Selon la décision D 1/18, l'exigence pour une décision de la commission de discipline d'indiquer quelle règle de conduite professionnelle a été enfreinte et, le cas échéant, quelle recommandation n'a pas été observée (art. 17 du règlement de procédure additionnel de la Commission de discipline de l'epi ; voir également art. 15 du règlement de procédure additionnel du Conseil de discipline de l'OEB et l'art. 17 RPCD) n'est pas une simple formalité. Dans la mesure des points communs entre les procédures disciplinaires et les procédures pénales (voir également la décision D 19/99), cette exigence est l'expression du principe "nullum crimen sine lege". Le champ d'application des sanctions prévues à l'art. 4(1) RDMA ne couvre pas les atteintes générales à l'esprit ou au but du RDMA ou du Code de conduite professionnelle de l'epi.

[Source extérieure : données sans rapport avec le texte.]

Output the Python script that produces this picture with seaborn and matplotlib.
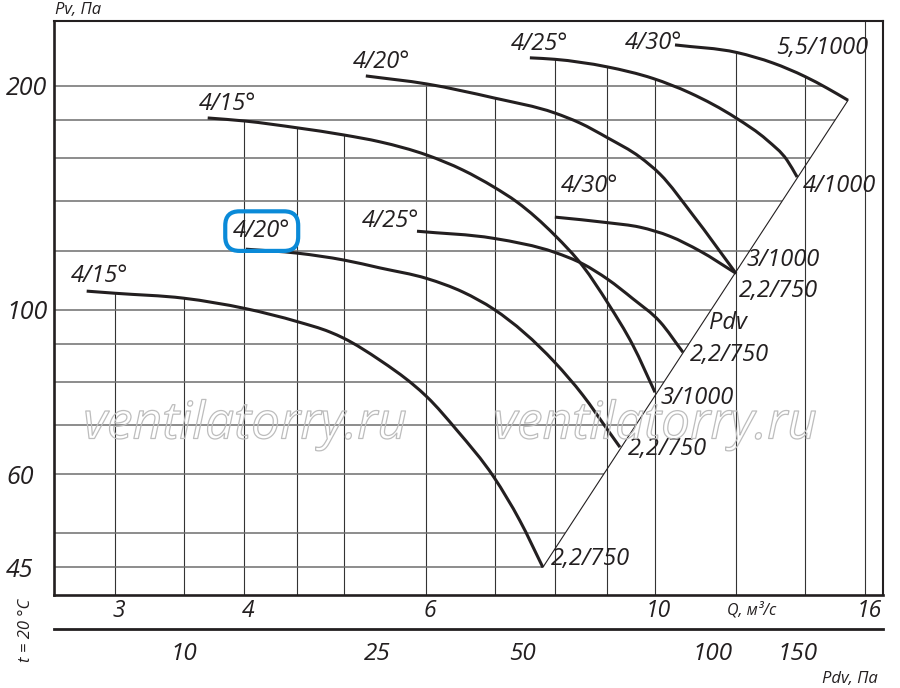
import numpy as np
import matplotlib
matplotlib.use('Agg')
import matplotlib.pyplot as plt
import matplotlib.patheffects as pe
import matplotlib.transforms as mtransforms
from matplotlib.path import Path
from matplotlib.patches import PathPatch
import seaborn as sns

# curve data (Q in m3/s, Pv in Pa)
lower_15_q = [2.815, 3.0, 3.496, 4.015, 4.51, 4.844, 4.998, 5.416, 5.832, 6.017, 6.433, 6.986, 7.403, 7.793]
lower_15_pv = [105.9, 105.2, 103.6, 100.3, 96.3, 93.3, 91.5, 85.5, 79.3, 76.3, 68.8, 59.5, 52.0, 45.0]

lower_20_q = [4.015, 4.51, 4.998, 5.416, 6.017, 6.519, 6.986, 8.004, 8.521, 9.011, 9.256]
lower_20_pv = [120.6, 119.1, 116.6, 113.8, 110.1, 105.6, 100.1, 84.9, 76.7, 68.8, 65.3]

lower_25_q = [5.884, 6.986, 8.004, 8.521, 9.011, 9.529, 10.121, 10.655]
lower_25_pv = [127.5, 124.7, 119.4, 115.2, 109.8, 103.4, 96.3, 87.6]

lower_30_q = [8.004, 9.011, 9.679, 10.35, 11.067, 11.993]
lower_30_pv = [133.2, 130.9, 129.1, 125.5, 119.9, 111.9]

upper_15_q = [3.688, 4.006, 4.51, 4.998, 5.416, 6.017, 6.519, 6.986, 7.354, 8.004, 8.521, 9.011, 9.529, 10.009]
upper_15_pv = [181.1, 179.4, 175.6, 171.8, 168.2, 161.4, 154.1, 146.2, 139.6, 125.9, 114.4, 102.0, 89.5, 77.4]

upper_20_q = [5.249, 6.017, 6.986, 8.004, 8.464, 9.011, 9.679, 10.121, 10.895, 11.993]
upper_20_pv = [206.3, 201.2, 192.7, 183.9, 178.3, 170.2, 160.4, 152.2, 134.0, 111.9]

upper_25_q = [7.57, 8.004, 8.991, 9.964, 10.822, 11.993, 12.853, 13.44, 13.747]
upper_25_pv = [218.2, 217.2, 212.2, 204.7, 195.7, 181.1, 169.1, 158.9, 150.8]

upper_30_q = [10.466, 12.02, 13.027, 13.99, 14.70, 15.40]
upper_30_pv = [227.1, 221.8, 214.7, 205.9, 198.6, 191.3]

angle_labels = ['4/15°', '4/20°', '4/25°', '4/30°', '4/15°', '4/20°', '4/25°', '4/30°']
motor_labels = ['2,2/750', '2,2/750', '2,2/750', '2,2/750', '3/1000', '3/1000', '4/1000', '5,5/1000']

# Pdv line through the curve ends
pdv_line_q = [7.793, 15.40]
pdv_line_pv = [45.0, 191.3]

grid_q = [3, 3.5, 4, 4.5, 5, 6, 7, 8, 9, 10, 12, 14, 16]
grid_pv = [45, 50, 60, 70, 80, 90, 100, 120, 140, 160, 180, 200]
q_ticks = [3, 4, 6, 10, 16]
pv_ticks = [45, 60, 100, 200]

# dynamic pressure scale under the Q axis
pdv_ticks = [10, 25, 50, 100, 150]
pdv_tick_q = [3.5, 5.39, 7.45, 11.39, 13.75]

curves = [
    (lower_15_q, lower_15_pv), (lower_20_q, lower_20_pv),
    (lower_25_q, lower_25_pv), (lower_30_q, lower_30_pv),
    (upper_15_q, upper_15_pv), (upper_20_q, upper_20_pv),
    (upper_25_q, upper_25_pv), (upper_30_q, upper_30_pv),
]
# label offsets in points (start label centred, end label left aligned)
angle_off = [(9.4, 10.8), (11.5, 13), (-18.7, 7.2), (25.2, 22.3),
             (14.4, 10.1), (11.5, 10.1), (7.2, 10.1), (-15.1, 1.4)]
motor_off = [(5.8, 5.8), (5.8, -1.4), (5.0, -2.2), (2.2, -13),
             (3.6, -4.3), (7.9, 9.4), (4.3, -6.5), (-51.8, 37.4)]


def smooth_path(q, pv):
    # cubic Hermite through the read points (log space), slopes from finite differences
    x, y = np.log10(q), np.log10(pv)
    m = np.gradient(y, x)
    verts, codes = [(x[0], y[0])], [Path.MOVETO]
    for i in range(len(x) - 1):
        h = (x[i + 1] - x[i]) / 3
        verts += [(x[i] + h, y[i] + m[i] * h), (x[i + 1] - h, y[i + 1] - m[i + 1] * h), (x[i + 1], y[i + 1])]
        codes += [Path.CURVE4] * 3
    return Path(10 ** np.array(verts), codes)


sns.set_theme(style='white')
plt.rcParams['font.family'] = ['Open Sans', 'DejaVu Sans']
plt.rcParams['font.style'] = 'italic'

ink = '#231f20'
fig = plt.figure(figsize=(9, 6.88), dpi=100)
ax = fig.add_axes([54/900, 1-595/688, 829/900, 574.3/688])
ax.set_xscale('log')
ax.set_yscale('log')
ax.set_xlim(2.617, 16.65)
ax.set_ylim(41.3, 244.8)

# grid lines clipped to the curve envelope and the Pdv line
lq = [np.log10(c[0]) for c in curves]
lp = [np.log10(c[1]) for c in curves]
for g in grid_q:
    tops = [10**np.interp(np.log10(g), a, b) for a, b in zip(lq, lp) if a[0] <= np.log10(g) <= a[-1]]
    top = max(tops) if tops else ax.get_ylim()[1]
    ax.vlines(g, ax.get_ylim()[0], top, color='#333333', lw=0.8, zorder=1)

slope = (np.log10(pdv_line_pv[1]) - np.log10(pdv_line_pv[0])) / (np.log10(pdv_line_q[1]) - np.log10(pdv_line_q[0]))
for g in grid_pv:
    if g <= pdv_line_pv[1]:
        right = 10**(np.log10(pdv_line_q[0]) + (np.log10(g) - np.log10(pdv_line_pv[0])) / slope)
    else:
        right = 10**np.interp(np.log10(g), lp[7][::-1], lq[7][::-1])
    ax.hlines(g, ax.get_xlim()[0], right, color='#6e6e6e', lw=1.1, zorder=1)

sns.lineplot(x=pdv_line_q, y=pdv_line_pv, ax=ax, color=ink, lw=0.8, zorder=2)
for (q, pv) in curves:
    ax.add_patch(PathPatch(smooth_path(q, pv), fill=False, ec=ink, lw=2.2, zorder=3))

for i, (q, pv) in enumerate(curves):
    kw = dict(textcoords='offset points', fontsize=17, color=ink, va='center')
    a = ax.annotate(angle_labels[i], xy=(q[0], pv[0]), xytext=angle_off[i], ha='center', **kw)
    if i == 1:
        a.set_bbox(dict(boxstyle='round,pad=0.33,rounding_size=0.6', fc='none', ec='#0a8ad8', lw=3))
    ax.annotate(motor_labels[i], xy=(q[-1], pv[-1]), xytext=motor_off[i], ha='left', **kw)
ax.text(11.78, 95.9, 'Pdv', fontsize=17, color=ink, ha='center', va='center')

ax.set_xticks(q_ticks, [str(t) for t in q_ticks])
ax.set_yticks(pv_ticks, [str(t) for t in pv_ticks])
ax.minorticks_off()
ax.tick_params(axis='x', length=0, pad=3, labelsize=16.5, labelcolor=ink)
ax.tick_params(axis='y', length=0, pad=34.5, labelsize=18, labelcolor=ink)
for lab in ax.get_yticklabels():
    lab.set_horizontalalignment('left')
shift = mtransforms.ScaledTranslation(4/100, 0, fig.dpi_scale_trans)
for lab in ax.get_xticklabels():
    lab.set_transform(lab.get_transform() + shift)
ax.set_xlabel('')
ax.set_ylabel('')
for s in ['left', 'bottom']:
    ax.spines[s].set_linewidth(1.9)
for s in ['top', 'right']:
    ax.spines[s].set_linewidth(1.5)
for s in ax.spines.values():
    s.set_color(ink)

# Pdv scale
axb = fig.add_axes([54/900, 1-629/688, 829/900, 0.001])
axb.set_xscale('log')
axb.set_xlim(ax.get_xlim())
axb.set_xticks(pdv_tick_q, [str(t) for t in pdv_ticks])
axb.minorticks_off()
axb.set_yticks([])
for s in ['left', 'right', 'top']:
    axb.spines[s].set_visible(False)
axb.spines['bottom'].set_linewidth(2)
axb.spines['bottom'].set_color(ink)
axb.tick_params(axis='x', direction='in', length=5, width=0.9, color=ink, pad=9, labelsize=17.5, labelcolor=ink)

fig.text(78/900, 1-10/688, 'Pv, Па', fontsize=12, color=ink, ha='center', va='center')
fig.text(752/900, 1-610/688, 'Q, м³/с', fontsize=11.5, color=ink, ha='center', va='center')
fig.text(878/900, 1-679/688, 'Pdv, Па', fontsize=12, color=ink, ha='right', va='center')
fig.text(26/900, 1-630/688, 't = 20 °C', fontsize=12, color=ink, ha='center', va='center', rotation=90)

for cx in [245, 655]:
    fig.text(cx/900, 1-425/688, 'ventilatorry.ru', fontsize=37, color='none', ha='center', va='center',
             path_effects=[pe.Stroke(linewidth=0.9, foreground='#bdbdbd')], zorder=5)

fig.savefig('out.png', dpi=100)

Dans l’affaire D 1/21, la chambre disciplinaire a conclu que le conseil de discipline de l’OEB n’avait pas avancé de motif expliquant pourquoi le délai de 9 mois figurant dans la décision faisant l’objet du recours était considéré comme nécessaire et approprié ainsi que comme constituant une sanction suffisante au manquement à la déontologie établi. Le conseil de discipline de l’OEB avait commis une violation procédurale fondamentale en ordonnant une sanction dépourvue de base juridique dans la disposition pertinente de l’art. 4 RDMA. La chambre a déclaré que l’art. 4 RDR constituait la seule base pour des mesures disciplinaires à l’encontre d’un mandataire agréé qui ne respecte pas les règles de déontologie.
Dans l’affaire D 1/20 (recours formé par le Président de l’epi), un mandataire agréé avait utilisé sur le site web de sa société le titre "IP attorney" (conseil en PI) pour des employés qui n’étaient pas encore qualifiés (c’est-à-dire des membres de l’équipe qui n’avaient pas encore réussi l’EEQ ou obtenu une autre qualification professionnelle, et n’étaient donc pas habilités à représenter des clients de manière indépendante). Selon la chambre disciplinaire, cela constituait une déclaration "fallacieuse" au sens de l’art. 1(1), deuxième phrase, RDMA, et du paragraphe 3(b) du Code de conduite professionnelle de l’epi. Pour avoir enfreint ces dispositions et compte tenu de circonstances atténuantes, le mandataire agréé en question a reçu un avertissement en vertu de l’art. 4(a) RDMA.